Davadan feragat bir maddi hukuk işlemi olduğundan, diğer davalılara etkisi sorunu üzerinde durulması gereklidir. Gerek mülga 818 sayılı Borçlar Kanunu"nun 145. maddesi, gerekse yürürlükteki 6098 sayılı Türk Borçlar Kanunu"nun 166. maddesi uyarınca, müteselsil borçlulardan birinin ifa ya da takas yoluyla, kısmen veya tamamen borçtan kurtulması halinde, diğer müteselsil borçlular da alacaklıya karşı bu oranda borçtan kurtulurlar.
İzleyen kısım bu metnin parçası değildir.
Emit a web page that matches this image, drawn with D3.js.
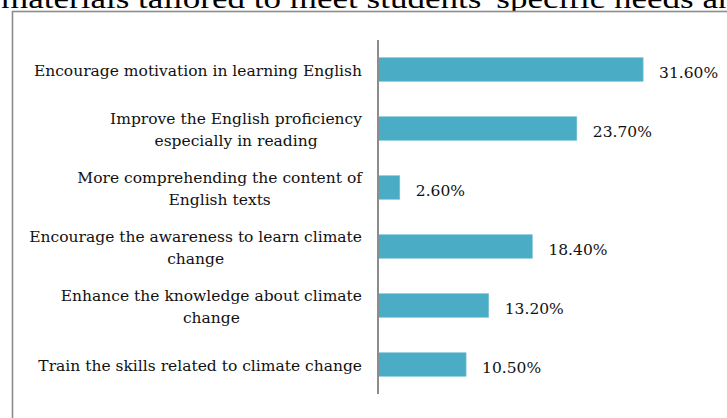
<!DOCTYPE html>
<html>
<head>
<meta charset="utf-8">
<script src="https://cdn.jsdelivr.net/npm/d3@7"></script>
<style>
  body { margin: 0; background: #fff; }
  svg { display: block; }
</style>
</head>
<body>
<svg id="chart"></svg>
<script>
// data
const categories = [
  ["Encourage motivation in learning English"],
  ["Improve the English proficiency", "especially in reading"],
  ["More comprehending the content of", "English texts"],
  ["Encourage the awareness to learn climate", "change"],
  ["Enhance the knowledge about climate", "change"],
  ["Train the skills related to climate change"]
];
const values = [31.6, 23.7, 2.6, 18.4, 13.2, 10.5];
const valueLabels = ["31.60%", "23.70%", "2.60%", "18.40%", "13.20%", "10.50%"];
const pageText = "materials tailored to meet students' specific needs and";

const W = 727, H = 418;
const fontSize = 15.5;
const font = "'DejaVu Serif', 'Liberation Serif', serif";

const svg = d3.select("#chart").attr("width", W).attr("height", H);

// clipped line of document text above the chart
svg.append("text")
    .attr("x", 1)
    .attr("y", 8)
    .attr("font-family", "'Liberation Serif', serif")
    .attr("font-size", 27)
    .attr("fill", "#000")
    .attr("textLength", 752)
    .attr("lengthAdjust", "spacingAndGlyphs")
    .text(pageText);

// chart frame (runs off right and bottom)
svg.append("rect")
    .attr("x", 12.5)
    .attr("y", 11.5)
    .attr("width", 760)
    .attr("height", 460)
    .attr("fill", "#fff")
    .attr("stroke", "#8c8c8c")
    .attr("stroke-width", 1.6);

const axisX = 378;
const idx = d3.range(values.length);

const x = d3.scaleLinear()
    .domain([0, 35])
    .range([axisX, axisX + 35 * 8.39]);

const y = d3.scaleBand()
    .domain(idx)
    .range([40, 394])
    .paddingInner(0.6)
    .paddingOuter(0.3);

// bars
svg.append("g")
  .selectAll("rect")
  .data(idx)
  .join("rect")
    .attr("x", x(0))
    .attr("y", i => y(i))
    .attr("width", i => x(values[i]) - x(0))
    .attr("height", y.bandwidth())
    .attr("fill", "#4bacc6")
    .attr("stroke", "#7fc6d8")
    .attr("stroke-width", 0.6);

// vertical axis line
svg.append("line")
    .attr("x1", axisX).attr("x2", axisX)
    .attr("y1", 40).attr("y2", 394)
    .attr("stroke", "#8c8c8c")
    .attr("stroke-width", 2);

// value labels
svg.append("g")
  .selectAll("text")
  .data(idx)
  .join("text")
    .attr("x", i => x(values[i]) + 16)
    .attr("y", i => y(i) + y.bandwidth() / 2 + 3)
    .attr("dy", "0.35em")
    .attr("font-family", font)
    .attr("font-size", fontSize)
    .attr("fill", "#111")
    .text(i => valueLabels[i]);

// category labels: each block right-aligned, lines centred within block
const labelRight = 362;
const lineH = 21.5;
const lab = svg.append("g")
  .selectAll("g")
  .data(idx)
  .join("g");

lab.each(function(i) {
  const g = d3.select(this);
  const lines = categories[i];
  const cy = y(i) + y.bandwidth() / 2 + 1;
  const texts = g.selectAll("text")
    .data(lines)
    .join("text")
      .attr("y", (d, k) => cy + (k - (lines.length - 1) / 2) * lineH)
      .attr("dy", "0.35em")
      .attr("font-family", font)
      .attr("font-size", fontSize)
      .attr("fill", "#111")
      .attr("text-anchor", "middle")
      .text(d => d);
  const maxW = d3.max(texts.nodes(), n => n.getComputedTextLength());
  texts.attr("x", labelRight - maxW / 2);
});
</script>
</body>
</html>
Müteselsil borçlulardan birinin alacaklıyı tatmin etmeksizin borçtan kurtulması durumunda ise, diğer borçluların borcu kural olarak devam etmekle birlikte, durumun veya borcun niteliğinin elverdiği ölçüde, diğer borçlular bu borçtan kurtulmadan yararlanabilirler. Mülga 818 sayılı Kanun"un 147/2. maddesi ve 6098 sayılı Kanun"un 168/2. maddesi uyarınca da, alacaklının müteselsil borçlulardan birinin durumunu diğerleri zararına iyileştirdiği takdirde, bunun neticelerine katlanacağı düzenlenmiştir.
Kaldı ki, asıl işveren ve alt işverenin davaları birbirinden bağımsızdır. Aynı davada birlikte davalı bile gösterilseler, aralarında ihtiyarî dava arkadaşlığı bulunduğu için iddia ve savunmalarını birbirinden bağımsız olarak ileri sürerler.
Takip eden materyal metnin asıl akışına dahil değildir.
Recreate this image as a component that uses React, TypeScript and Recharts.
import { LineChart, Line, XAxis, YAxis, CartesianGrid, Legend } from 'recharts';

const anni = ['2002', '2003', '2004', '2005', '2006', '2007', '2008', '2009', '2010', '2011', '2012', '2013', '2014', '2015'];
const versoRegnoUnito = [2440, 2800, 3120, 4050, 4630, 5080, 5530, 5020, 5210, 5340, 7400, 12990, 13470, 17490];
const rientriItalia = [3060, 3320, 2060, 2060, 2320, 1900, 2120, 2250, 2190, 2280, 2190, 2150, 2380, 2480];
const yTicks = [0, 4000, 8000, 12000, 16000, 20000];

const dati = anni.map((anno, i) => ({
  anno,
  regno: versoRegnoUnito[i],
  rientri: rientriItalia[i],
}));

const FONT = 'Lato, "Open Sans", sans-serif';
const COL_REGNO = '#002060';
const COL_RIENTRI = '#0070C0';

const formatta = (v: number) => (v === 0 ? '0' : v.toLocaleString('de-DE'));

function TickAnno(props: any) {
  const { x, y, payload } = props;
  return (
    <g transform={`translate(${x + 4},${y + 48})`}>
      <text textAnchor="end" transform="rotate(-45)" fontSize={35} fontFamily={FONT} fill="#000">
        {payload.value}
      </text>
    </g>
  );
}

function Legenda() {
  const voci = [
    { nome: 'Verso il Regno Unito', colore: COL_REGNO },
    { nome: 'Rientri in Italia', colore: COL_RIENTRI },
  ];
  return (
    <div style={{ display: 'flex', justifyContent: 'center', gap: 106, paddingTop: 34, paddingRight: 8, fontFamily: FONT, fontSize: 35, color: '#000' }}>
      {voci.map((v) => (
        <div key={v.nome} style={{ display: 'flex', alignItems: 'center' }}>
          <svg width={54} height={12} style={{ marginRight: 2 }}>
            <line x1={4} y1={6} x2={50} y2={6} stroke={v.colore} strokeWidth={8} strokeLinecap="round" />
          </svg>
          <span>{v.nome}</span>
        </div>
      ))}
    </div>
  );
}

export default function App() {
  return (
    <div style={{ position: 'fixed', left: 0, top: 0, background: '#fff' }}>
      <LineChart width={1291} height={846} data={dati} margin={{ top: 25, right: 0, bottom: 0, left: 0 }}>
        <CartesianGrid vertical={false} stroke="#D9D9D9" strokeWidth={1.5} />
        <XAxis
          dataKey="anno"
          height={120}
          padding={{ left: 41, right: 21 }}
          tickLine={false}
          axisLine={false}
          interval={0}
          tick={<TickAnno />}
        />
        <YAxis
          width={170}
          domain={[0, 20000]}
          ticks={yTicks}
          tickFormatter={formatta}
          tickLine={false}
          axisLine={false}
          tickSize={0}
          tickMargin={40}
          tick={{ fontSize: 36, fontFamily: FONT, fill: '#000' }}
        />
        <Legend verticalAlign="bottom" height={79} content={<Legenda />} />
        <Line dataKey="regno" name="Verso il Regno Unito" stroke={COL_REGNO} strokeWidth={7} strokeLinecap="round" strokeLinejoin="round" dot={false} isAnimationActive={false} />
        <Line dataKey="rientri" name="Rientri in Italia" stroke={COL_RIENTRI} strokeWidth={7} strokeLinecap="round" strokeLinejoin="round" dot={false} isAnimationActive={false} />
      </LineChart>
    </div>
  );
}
“Davacı, davalı taraftaki ihtiyarî dava arkadaşlarından (davalılardan) biri hakkındaki davasından feragat edebilir. Bu feragat, diğer ihtiyarî dava arkadaşları (davalılar) hakkındaki davayı etkilemez; onlara karşı davaya devam edilir. Buna karşılık, davacının davalı taraftaki mecburî dava arkadaşlarından (davalılardan) biri hakkında davadan feragat etmesi, diğer mecburî dava arkadaşlarını (davalıları) da etkiler. Yani bu halde mahkeme, davacının (bütün davalılar hakkında) feragat nedeniyle reddine karar verir”. (Kuru, B: Hukuk Muhakemeleri Usulü, s.3582-3583)
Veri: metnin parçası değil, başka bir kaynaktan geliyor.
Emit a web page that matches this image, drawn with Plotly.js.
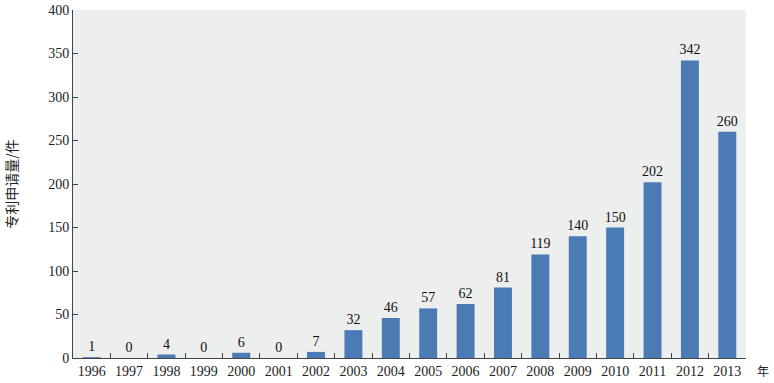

Yapılan açıklamalar ışığında varılan neticede, eldeki uyuşmazlıkta davacı asilin davalılardan asıl işveren hakkındaki davadan feragati, diğer davalı alt işverene sirayet etmeyeceğinden bu davalı yönünden davaya devam edilerek bir sonuca bağlanması gerekirken, her iki davalı hakkındaki davanın feragat nedeniyle reddine karar verilmesi hatalı olup bozmayı gerektirmiştir.
F) Sonuç
Temyiz olunan kararın, yukarıda yazılı sebepten dolayı BOZULMASINA, peşin alınan temyiz harcının istek halinde ilgiliye iadesine, 19.02.2019 tarihinde oybirliğiyle karar verildi.